As part of the Company’s transition away from its historical reliance on SunEdison, as of January 1, 2017, substantially all employees at both the corporate and project levels who were previously employed by SunEdison were hired directly by the Company. As such, the Company no longer materially relies upon SunEdison for personnel to manage and operate our business or our power plants. The Company continues to execute on the other aspects of its plan to implement a stand-alone organization.

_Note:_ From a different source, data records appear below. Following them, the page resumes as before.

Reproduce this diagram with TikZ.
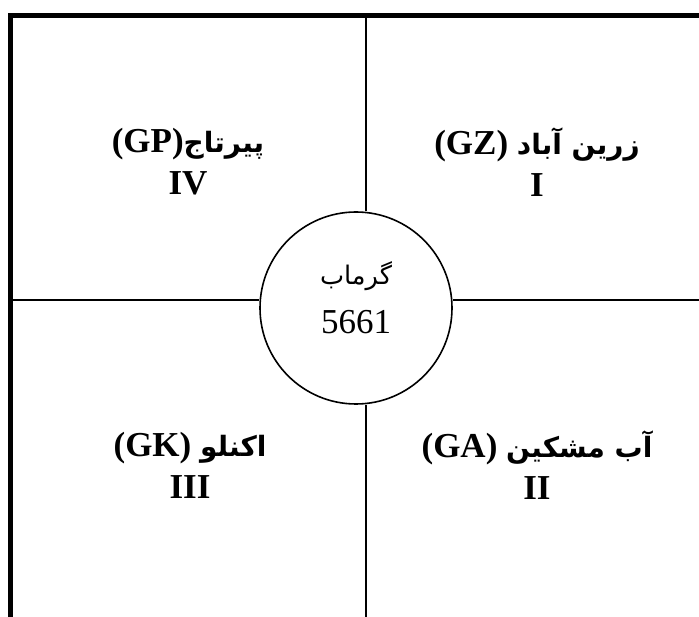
\documentclass[tikz,border=0pt]{standalone}
\usepackage{fontspec}
\setmainfont{Liberation Serif}
\newfontfamily\arabicfont[Script=Arabic,Scale=0.8]{DejaVu Sans}
\TeXXeTstate=1
\usetikzlibrary{positioning}
\newcommand{\fa}[1]{{\arabicfont\beginR #1\endR}}

\begin{document}
\begin{tikzpicture}[x=1pt, y=-1pt, every node/.style={font=\fontsize{35}{42}\selectfont}, zone/.style={align=center,font=\fontsize{35}{42}\selectfont\bfseries}, frame/.style={line width=5pt,line join=miter}, grid/.style={line width=2pt}, hub/.style={draw,circle,line width=1.6pt,minimum size=192pt,inner sep=0pt}]
\useasboundingbox (0,0) rectangle (699,617);
\draw[frame] (10.5,617) -- (10.5,15.5) -- (699,15.5);
\node[hub] (garmab) at (356,308) {};
\node[align=center] (garmabname) at ([yshift=10.5pt]garmab.center) {{\fontsize{32}{40}\selectfont\fa{گرماب}}\\[7pt]5661};
% quarter lines
\coordinate (n) at (366,15.5); \coordinate (s) at (366,617);
\coordinate (w) at (10.5,300); \coordinate (e) at (699,300);
\draw[grid] (n) -- (n |- garmab.north); \draw[grid] (s) -- (s |- garmab.south);
\draw[grid] (w) -- (w -| garmab.west); \draw[grid] (e) -- (e -| garmab.east);
\node[zone] (gz) at (537,162) {(GZ) \fa{زرین آباد}\\I};
\node[zone] (gp) at (188,162) {(GP)\fa{پیرتاج}\\IV};
\node[zone] (gk) at (190,465) {(GK) \fa{اکنلو}\\III};
\node[zone] (ga) at (537,465) {(GA) \fa{آب مشکین}\\II};
\end{tikzpicture}
\end{document}
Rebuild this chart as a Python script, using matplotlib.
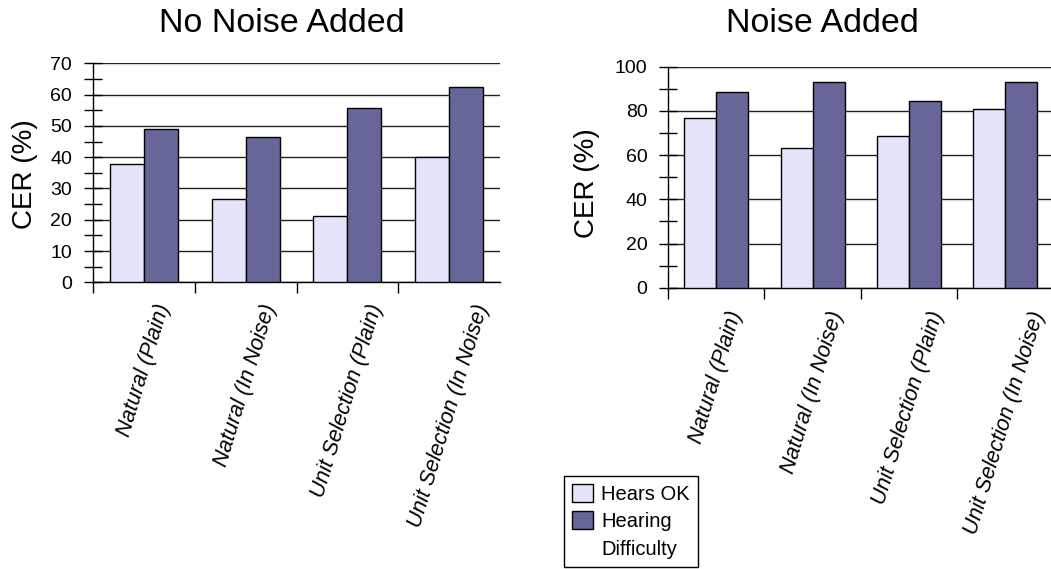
import matplotlib
matplotlib.use("Agg")
import matplotlib.pyplot as plt
import numpy as np
from matplotlib.patches import Patch

plt.rcParams['font.family'] = ['Liberation Sans', 'DejaVu Sans']

categories = ["Natural (Plain)", "Natural (In Noise)", "Unit Selection (Plain)", "Unit Selection (In Noise)"]
legend_labels = ["Hears OK", "Hearing", "Difficulty"]
no_noise_ok = [37.8, 26.6, 21.1, 40.0]
no_noise_hd = [48.9, 46.6, 55.6, 62.3]
noise_ok = [76.6, 63.2, 68.8, 80.9]
noise_hd = [88.7, 93.1, 84.3, 93.1]
titles = ["No Noise Added", "Noise Added"]
ylabel = "CER (%)"

c_ok = "#E4E4FA"
c_hd = "#666699"

W, H = 1051, 569
fig = plt.figure(figsize=(W / 100, H / 100), dpi=100)

def px_axes(x0, y_top, x1, y_bot):
    return fig.add_axes([x0 / W, 1 - y_bot / H, (x1 - x0) / W, (y_bot - y_top) / H])

ax1 = px_axes(93, 63.3, 500, 282.3)
ax2 = px_axes(668.3, 66.7, 1053, 287.7)

def draw(ax, ok, hd, ymax, major, minor, pad):
    x = np.arange(len(categories))
    bw = 1 / 3
    ax.bar(x - bw / 2, ok, width=bw, color=c_ok, edgecolor="black", linewidth=1, zorder=3)
    ax.bar(x + bw / 2, hd, width=bw, color=c_hd, edgecolor="black", linewidth=1, zorder=3)
    ax.set_xlim(-0.5, len(categories) - 0.5)
    ax.set_ylim(0, ymax)
    ax.set_yticks(np.arange(0, ymax + 0.1, major))
    ax.set_yticks(np.arange(0, ymax + 0.1, minor), minor=True)
    ax.yaxis.grid(True, which="major", color="#222222", linewidth=1, zorder=0)
    ax.set_axisbelow(True)
    ax.tick_params(axis="y", which="both", direction="inout", length=13, width=1,
                   labelsize=14, pad=8.5)
    ax.set_xticks(x)
    ax.set_xticklabels(categories, rotation=73, fontsize=15.5, style="italic")
    ax.set_xticks(np.arange(len(categories)) - 0.5, minor=True)
    ax.tick_params(axis="x", which="major", length=0, pad=pad)
    ax.tick_params(axis="x", which="minor", direction="out", length=8, width=1)
    for s in ["top", "right"]:
        ax.spines[s].set_visible(False)
    for s in ["left", "bottom"]:
        ax.spines[s].set_color("black")
        ax.spines[s].set_linewidth(1)

draw(ax1, no_noise_ok, no_noise_hd, 70, 10, 5, 14)
draw(ax2, noise_ok, noise_hd, 100, 20, 10, 15)

fig.text(282 / W, 1 - 32.5 / H, titles[0], fontsize=24.5, ha="center", va="baseline")
fig.text(822 / W, 1 - 32.5 / H, titles[1], fontsize=24.5, ha="center", va="baseline")
fig.text(25 / W, 1 - 174 / H, ylabel, fontsize=20, rotation=90, ha="center", va="center")
fig.text(587 / W, 1 - 183 / H, ylabel, fontsize=20, rotation=90, ha="center", va="center")

handles = [Patch(facecolor=c_ok, edgecolor="black", linewidth=1),
           Patch(facecolor=c_hd, edgecolor="black", linewidth=1),
           Patch(facecolor="none", edgecolor="none", linewidth=0)]
leg = fig.legend(handles, legend_labels, loc="lower left",
                 bbox_to_anchor=(564 / W, 1 - 566.7 / H), fontsize=14.5,
                 frameon=True, fancybox=False, shadow=False, framealpha=1,
                 edgecolor="black", borderpad=0.4, handlelength=1.05,
                 handleheight=1.0, handletextpad=0.4, labelspacing=0.38,
                 borderaxespad=0)
leg.get_frame().set_linewidth(1)

fig.savefig("out.png", dpi=100)
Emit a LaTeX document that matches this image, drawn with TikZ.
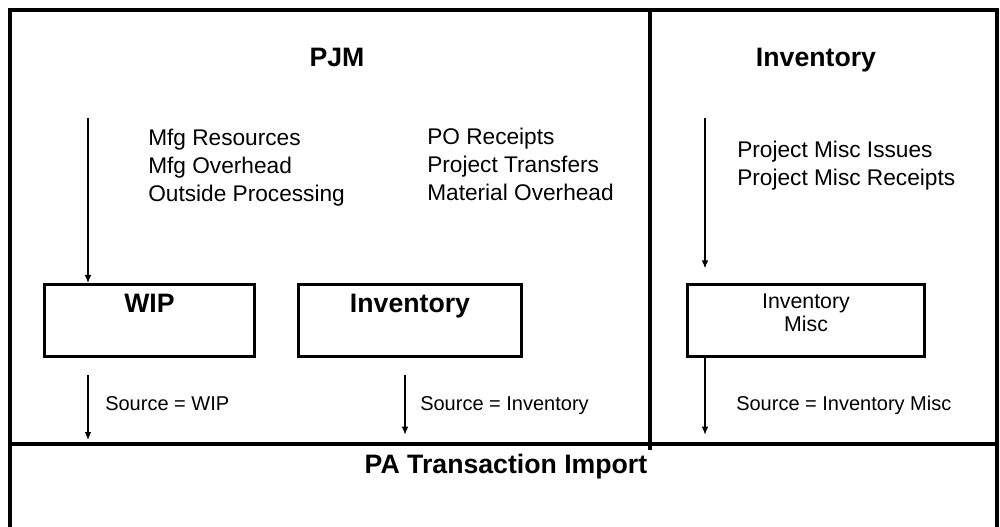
\documentclass[tikz,border=0pt]{standalone}
\usepackage{fontspec}
\setmainfont{Liberation Sans}
\usetikzlibrary{arrows.meta}
\usetikzlibrary{positioning}

\begin{document}
\begin{tikzpicture}[
        x=0.75pt, y=-0.75pt, >={Latex[length=6pt,width=5pt]},
        every node/.style={font=\fontsize{17}{21}\selectfont},
        frame/.style={line width=2.3pt},
        item/.style={rectangle,draw=black,line width=2.3pt,minimum height=54pt},
        title/.style={font=\fontsize{20}{24}\selectfont\bfseries,anchor=base},
        boxlabel/.style={anchor=north,inner sep=0pt,yshift=-7.9pt},
        list/.style={align=left,anchor=north west,inner sep=0pt},
        source/.style={font=\fontsize{15}{18}\selectfont,anchor=base west,inner sep=0pt},
        flow/.style={->,line width=0.8pt}
      ]
      \useasboundingbox (0,0) rectangle (1000,527);

      % frame and dividers
      \coordinate (tl) at (10,10);
      \coordinate (tr) at (997,10);
      \coordinate (mid) at (650,10);
      \coordinate (sep) at (10,444);
      \draw[frame] (10,530) -- (tl) -- (tr) -- (997,530);
      \draw[frame] (sep) -- (sep -| tr);
      \draw[frame] (mid) -- (650,450);

      % headings
      \node(pjm)[title] at (337,67) {PJM};
      \node(inv)[title] at (816,67) {Inventory};
      \node(import)[title] at (506,473) {PA Transaction Import};

      % transaction lists
      \node(mfg)[list] at (148,129) {Mfg Resources\\Mfg Overhead\\Outside Processing};
      \node(po)[list] at (427,128) {PO Receipts\\Project Transfers\\Material Overhead};
      \node(misctx)[list] at (737,141) {Project Misc Issues\\Project Misc Receipts};

      % boxes
      \node(wip)[item,minimum width=157.5pt,
                 label={[title,boxlabel]north:WIP}] at (149.5,320.5) {};
      \node(stock)[item,minimum width=167pt,
                   label={[title,boxlabel]north:Inventory}] at (410,320.5) {};
      \node(misc)[item,minimum width=178pt,
                  label={[boxlabel,align=center,font=\fontsize{16}{17}\selectfont]north:Inventory\\Misc}] at (806,320.5) {};

      % arrows
      \coordinate (wipin) at (88,118);
      \coordinate (miscin) at (705,118);
      \coordinate (wipout) at (88,375);
      \coordinate (stockout) at (405,375);
      \draw[flow] (wipin) -- (wipin |- wip.north);
      \draw[flow, shorten >=11pt] (miscin) -- (miscin |- misc.north);
      \draw[flow, shorten >=3pt] (wipout) -- (wipout |- sep);
      \draw[flow, shorten >=7pt] (stockout) -- (stockout |- sep);
      \draw[flow, shorten >=7pt] (miscin |- misc.south) -- (miscin |- sep);

      % source labels
      \node(wipsrc)[source] at (105,411) {Source = WIP};
      \node(stocksrc)[source] at (420,411) {Source = Inventory};
      \node(miscsrc)[source] at (736,411) {Source = Inventory Misc};
    \end{tikzpicture}
\end{document}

We expect to incur higher costs associated with performing these services ourselves or hiring substitute providers than the fees we paid under the MSA.
Acquisition, Formation and Related Costs
Acquisition, formation and related costs are zero for the three months ended June 30, 2017, compared to $0.1 million for the same period in 2016, as there were no acquisitions during the three months ended June 30, 2017.
Depreciation, Accretion and Amortization
Depreciation, accretion and amortization expense increased from $13.0 million for the three months ended June 30, 2016 to $21.2 million for the three months ended June 30, 2017. The increase was primarily due to the impact of foreign currency on depreciation expense for wind power plants denominated in foreign currencies.
Loss (Gain) on Extinguishment of Debt, net
There was no gain or loss on the extinguishment of debt recognized for the three months ended June 30, 2017, compared to a loss of $0.5 million recognized for the same period in 2016. This decrease is due to the extinguishment of Indian term debt during the three months ended June 30, 2016, which resulted in a loss of $0.5 million.
Interest Expense, net
Interest expense, net for the three months ended June 30, 2017 and 2016 was as follows:
Three Months Ended June 30,
Total interest expense, net
Interest expense, net decreased by an immaterial amount during the three months ended June 30, 2017 compared to the same period in 2016.
As a result of the SunEdison Bankruptcy, we do not expect SunEdison to perform under the Interest Payment Agreement going forward, in which case we expect to continue servicing out debt obligations with current liquidity and cash flows from operations. See Item 1. Note 16 - Related Parties - Interest Payment Agreement for additional information on the Interest Payment Agreement.
Gain on Foreign Currency Exchange, net
Net gain on foreign currency exchange was $1.3 million for the three months ended June 30, 2017 versus a net gain of $13.9 million for the three months ended June 30, 2016, resulting in a decrease of $12.6 million. This change is primarily due to a loss of $27.2 million related to the impact of revaluation to the U.S. dollar of plant assets and liabilities denominated in foreign currencies and foreign currency exchange rates on intercompany loans, offset by $12.4 million on foreign currency forward contracts that matured during the three months ended June 30, 2017 versus the same period in 2016.
Other Income, net
Other income, net was $3.2 million for the three months ended June 30, 2017 compared to $6.1 million for the same period in 2016. The decrease was due to receipt of damages payments from contractors in South Africa during the second quarter of 2016, offset by an increase from the sale of PPAs in Thailand during the first and second quarters of 2017.